Monday, Allergan quoted several others voicing similar concerns, including some short sellers. But the show stoppers are the quotes Allergan cites from Morgan Stanley 's Robert Kindler, the bank’s global head of M&A, and David Horn, a health-care banker.

According to Allergan’s release, Mr. Kindler wrote in an email to Allergan executives:

“My takeaway is that AGN is not being nearly aggressive enough in going after the VRX business model and currency.”

And wrote Mr. Horn:

““Part of what Rob [Kindler] is suggesting [to Allergan] is to allow him to use his significant relationships with media and analysts to provide a clear and detailed articulation of why Valeant is a house of cards and your investors should not want to take their stock.”

The twist? Morgan Stanley hadn’t landed a role advising Allergan, and instead was hired this month by Valeant, as reported by CNBC last week.

Those emails are the kind bankers send when they are looking to get hired by a client. And it’s hardly surprising that Morgan Stanley would push to get on one of the biggest deals of the year. Allergan likely got dozens of such pitches from other investment bankers telling them to go after Valeant’s business model, an argument Allergan was even making to shareholders earlier this year when some speculation of a deal was percolating  but before Valeant made its offer public.
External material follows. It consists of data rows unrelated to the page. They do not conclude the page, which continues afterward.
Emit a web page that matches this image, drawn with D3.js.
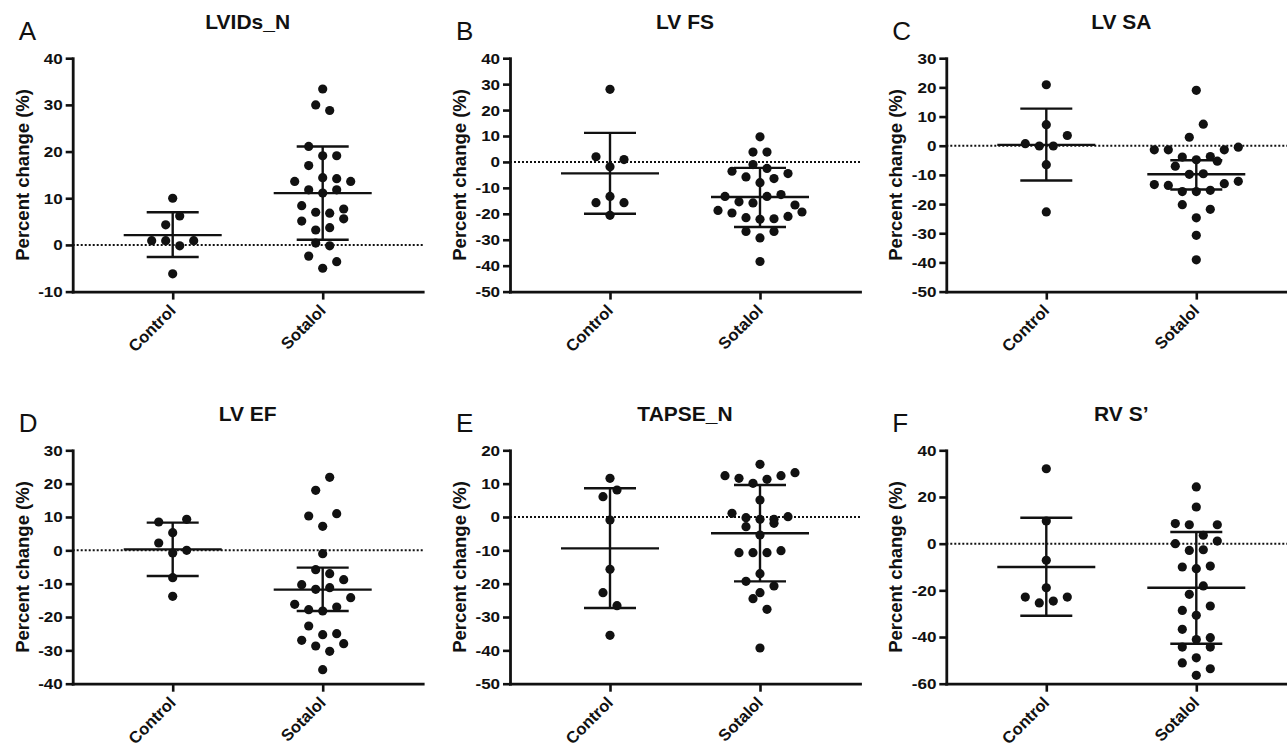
<!DOCTYPE html>
<html>
<head>
<meta charset="utf-8">
<script src="https://cdn.jsdelivr.net/npm/d3@7"></script>
<style>
  body { margin: 0; background: #fff; }
  text { font-family: "Liberation Sans", Arial, Helvetica, sans-serif; fill: #111; }
</style>
</head>
<body>
<div id="my_dataviz"></div>
<script>
// categories shared by every panel
const groups = ["Control", "Sotalol"];

// values (percent change), rows listed top to bottom, left to right
const lvidsControl = [10, 4.3, 6.2, 0.9, 0.9, -0.2, 0.9, -6.2];
const lvidsSotalol = [33.4, 30.0, 28.8, 21.1, 19.1, 19.1, 17.0, 14.4, 14.2, 13.6, 11.8, 11.1, 11.8, 13.6,
  8.4, 7.0, 6.8, 7.7, 5.1, 3.2, 3.7, 5.6, 0.4, -0.2, -2.4, -5.0, -3.6];

const fsControl = [28, 2.0, -1.9, 0.9, -13.3, -15.7, -20.6, -15.7];
const fsSotalol = [9.7, 3.8, 3.8, -1.0, -2.5, -3.6, -5.8, -8.0, -6.4, -4.5, -13.3, -15.4, -15.8, -13.3,
  -12.6, -16.6, -18.7, -19.7, -21.5, -22.1, -21.9, -21.0, -19.3, -26.8, -29.3, -26.8, -38.4];

const saControl = [20.9, 7.2, 0.7, -0.1, -0.1, 3.5, -6.5, -22.7];
const saSotalol = [19.0, 2.9, 7.4, -1.4, -1.4, -3.9, -4.8, -3.7, -1.4, -0.5, -7.0, -9.8, -9.6, -5.3,
  -13.3, -13.6, -15.7, -15.7, -15.3, -13.0, -12.2, -20.2, -24.7, -21.8, -30.7, -39.1];

const efControl = [8.5, 5.3, 9.3, 2.2, -0.8, 0.0, -8.2, -13.8];
const efSotalol = [18.0, 21.9, 10.3, 7.2, 11.0, -1.0, -5.8, -7.0, -10.3, -11.7, -11.2, -8.8, -16.2, -17.8,
  -18.2, -17.0, -14.2, -22.7, -25.3, -25.0, -27.0, -28.7, -30.3, -28.0, -35.8];

const tapseControl = [11.6, 6.1, 8.1, -0.9, -15.7, -22.7, -26.6, -35.5];
const tapseSotalol = [15.8, 12.4, 11.6, 10.1, 11.3, 12.4, 13.3, 5.1, 1.1, -0.2, -0.7, -0.7, 0.1, -2.9,
  -5.4, -1.9, -10.7, -10.7, -10.7, -10.1, -17.0, -19.3, -22.7, -20.7, -24.5, -27.7, -39.3];

const rvsControl = [32.1, 9.7, -7.1, -18.9, -22.9, -25.4, -24.6, -22.9];
const rvsSotalol = [24.3, 15.7, 8.6, 8.1, 3.6, 8.1, 0.0, -2.9, -2.6, 1.1, -10.0, -10.7, -9.6, -21.7,
  -18.1, -28.6, -30.7, -26.7, -36.7, -41.1, -40.3, -44.3, -48.9, -44.3, -51.1, -56.4, -53.6];

// mean and error bar ends as drawn: [mean, upper, lower] per group
const lvidsBars = [[2.1, 7.0, -2.6], [11.1, 21.1, 1.1]];
const fsBars = [[-4.4, 11.2, -20.0], [-13.5, -2.3, -25.1]];
const saBars = [[0.3, 12.7, -11.9], [-9.8, -5.0, -15.0]];
const efBars = [[0.3, 8.3, -7.7], [-11.8, -5.2, -18.2]];
const tapseBars = [[-9.4, 8.6, -27.3], [-4.9, 9.6, -19.3]];
const rvsBars = [[-10.0, 11.1, -30.9], [-18.9, 5.0, -42.9]];

// axis ranges and tick steps
const panelLetters = ["A", "B", "C", "D", "E", "F"];
const panelTitles = ["LVIDs_N", "LV FS", "LV SA", "LV EF", "TAPSE_N", "RV S\u2019"];
const yDomains = [[-10, 40], [-50, 40], [-50, 30], [-40, 30], [-50, 20], [-60, 40]];
const yTickSteps = [10, 10, 10, 10, 10, 20];

const panelValues = [
  [lvidsControl, lvidsSotalol], [fsControl, fsSotalol], [saControl, saSotalol],
  [efControl, efSotalol], [tapseControl, tapseSotalol], [rvsControl, rvsSotalol]
];
const panelBars = [lvidsBars, fsBars, saBars, efBars, tapseBars, rvsBars];

// layout
var width = 350, height = 233.4;
var lefts = [72.7, 510, 946.3], tops = [58.2, 450.3];
var slot = 14, rowGap = 13.8, r = 4.6;

var svg = d3.select("#my_dataviz")
  .append("svg")
    .attr("width", 1287)
    .attr("height", 746);

// prism-like scatter: rows built from the bottom, points spread evenly across each row
function swarm(values, y) {
  var order = values.map(function(d, i) { return i; })
    .sort(function(a, b) { return values[a] - values[b]; });
  var rows = [], cur = null;
  order.forEach(function(i) {
    var py = y(values[i]);
    if (!cur || cur.y0 - py > rowGap) {
      cur = {y0: py, items: []};
      rows.push(cur);
    }
    cur.items.push(i);
  });
  var dx = [];
  rows.forEach(function(row) {
    row.items.sort(function(a, b) { return a - b; });
    var n = row.items.length;
    row.items.forEach(function(i, k) { dx[i] = (k - (n - 1) / 2) * slot; });
  });
  return values.map(function(v, i) { return {v: v, dx: dx[i]}; });
}

panelLetters.forEach(function(letter, p) {
  var g = svg.append("g")
    .attr("transform", "translate(" + lefts[p % 3] + "," + tops[Math.floor(p / 3)] + ")");

  var x = d3.scalePoint().domain(groups).range([0, width]).padding(2 / 3);
  var y = d3.scaleLinear().domain(yDomains[p]).range([height, 0]);
  var step = yTickSteps[p];
  var ticks = d3.range(yDomains[p][0], yDomains[p][1] + step / 2, step);

  // zero reference line
  g.append("line")
    .attr("x1", 0).attr("x2", width)
    .attr("y1", y(0)).attr("y2", y(0))
    .attr("stroke", "#111")
    .attr("stroke-width", 2)
    .attr("stroke-dasharray", "2 2");

  // y axis (plain hyphen minus, like the figure)
  var yAxis = g.append("g")
    .call(d3.axisLeft(y).tickValues(ticks).tickSize(7).tickSizeOuter(0).tickPadding(2)
      .tickFormat(function(d) { return String(d); }));
  yAxis.selectAll("text")
    .attr("font-size", "15.5px")
    .attr("font-weight", "bold")
    .attr("font-family", "Liberation Sans, Arial, sans-serif")
    .attr("fill", "#111")
    .attr("transform", "scale(1.1,1)");

  // x axis
  var xAxis = g.append("g")
    .attr("transform", "translate(0," + height + ")")
    .call(d3.axisBottom(x).tickSize(8).tickSizeOuter(0).tickFormat(""));

  [yAxis, xAxis].forEach(function(a) {
    a.select(".domain").attr("stroke", "#111").attr("stroke-width", 2.8).attr("stroke-linecap", "square");
    a.selectAll(".tick line").attr("stroke", "#111").attr("stroke-width", 2.6);
  });

  g.selectAll(".cat")
    .data(groups)
    .enter().append("text")
      .attr("class", "cat")
      .attr("text-anchor", "end")
      .attr("font-size", "16.5px")
      .attr("font-weight", "bold")
      .attr("transform", function(d) { return "translate(" + (x(d) + 4) + "," + (height + 20) + ") rotate(-45)"; })
      .text(function(d) { return d; });

  // axis title, panel title, panel letter
  g.append("text")
    .attr("text-anchor", "middle")
    .attr("font-size", "18.5px")
    .attr("font-weight", "bold")
    .attr("transform", "translate(-44," + (height / 2) + ") rotate(-90)")
    .text("Percent change (%)");

  g.append("text")
    .attr("text-anchor", "middle")
    .attr("font-size", "20px")
    .attr("font-weight", "bold")
    .attr("transform", "translate(" + (width / 2) + ",-29.5) scale(1.05,1)")
    .text(panelTitles[p]);

  g.append("text")
    .attr("x", -54)
    .attr("y", -18)
    .attr("font-size", "26px")
    .attr("fill", "#222")
    .text(letter);

  // mean and error bars
  groups.forEach(function(name, k) {
    var b = panelBars[p][k], cx = x(name);
    var bars = g.append("g")
      .attr("stroke", "#111")
      .attr("stroke-width", 2.4);
    bars.append("line").attr("x1", cx - 49).attr("x2", cx + 49).attr("y1", y(b[0])).attr("y2", y(b[0]));
    bars.append("line").attr("x1", cx - 26).attr("x2", cx + 26).attr("y1", y(b[1])).attr("y2", y(b[1]));
    bars.append("line").attr("x1", cx - 26).attr("x2", cx + 26).attr("y1", y(b[2])).attr("y2", y(b[2]));
    bars.append("line").attr("x1", cx).attr("x2", cx).attr("y1", y(b[1])).attr("y2", y(b[2]));

    // the points
    g.append("g")
      .selectAll("circle")
      .data(swarm(panelValues[p][k], y))
      .enter().append("circle")
        .attr("cx", function(d) { return cx + d.dx; })
        .attr("cy", function(d) { return y(d.v); })
        .attr("r", r)
        .style("fill", "#111");
  });
});
</script>
</body>
</html>
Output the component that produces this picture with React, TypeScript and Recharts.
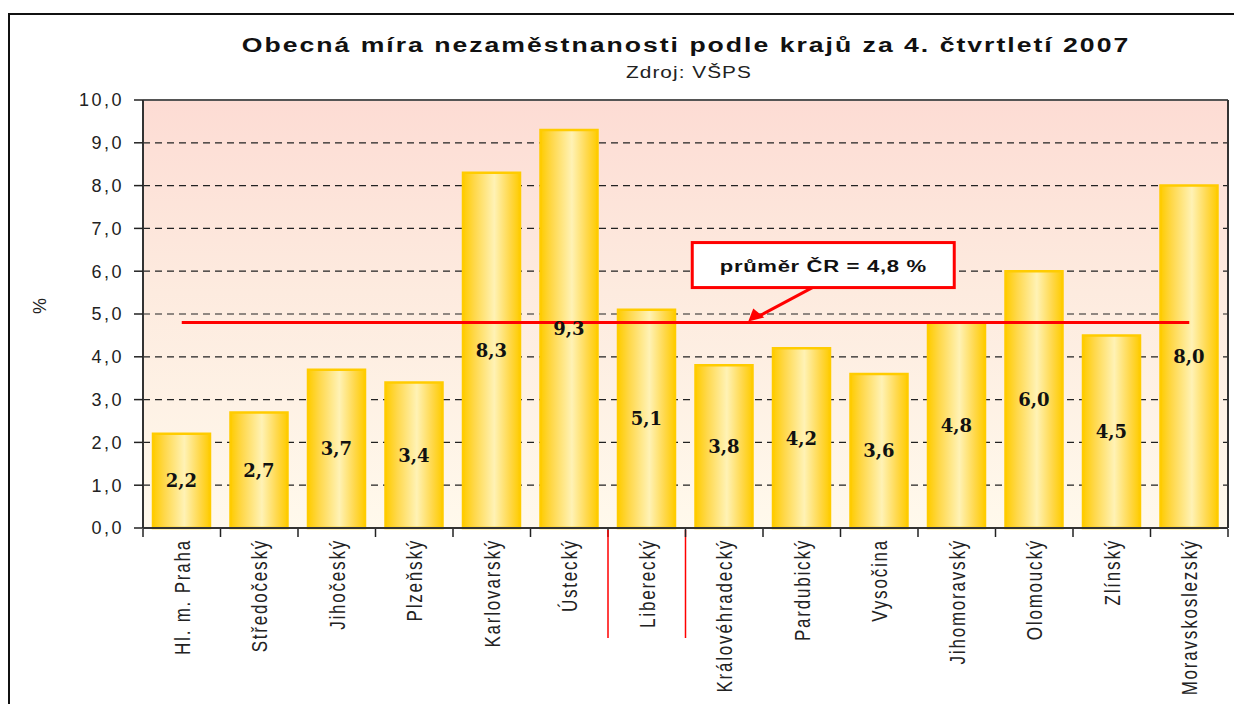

Valeant, for its part, says its business model is more efficient and points to its dramatic stock growth. Tuesday morning, it will address shareholders with its fourth presentation since this fight started to “refute misleading assertions made by Allergan and others.”

Indeed, Morgan Stanley’s research arm actually has a buy rating on the stock.

Bankers regularly wind up pitching both sides in a deal, so there really isn’t much unusual about the exchange. There can be concerns about potential conflicts of interest in some instances. (Allergan is not raising such concerns about Morgan Stanley.)

For example: some large shareholders of diamond seller Zale Corp. recently tried to raise an issue when they saw in filings that company’s banker had pitched Zale’s eventual acquirer Signet Jewelers Ltd.

And last week, The New York Times covered the fact that Goldman Sachs, which Allergan did hire, has previously helped Valeant raise funds by selling stock.

What is highly unusual is a company releasing emails from named bankers to executives, especially when the company has declined to hire those bankers.

Valeant’s CEO Michael Pearson seemed amused by Allergan’s tactic, calling it “a sign of desperation” and defending Mr. Kindler.

“Kindler is one of the best M&A bankers out there,” Mr. Pearson said in a statement. “While we will have some fun with him later, he’s still very much on our team.”

Allergan did include an asterisk on the quotes: “Permission to use quotations was neither sought nor obtained.”

UPDATE: This post was updated with a comment from Valeant CEO.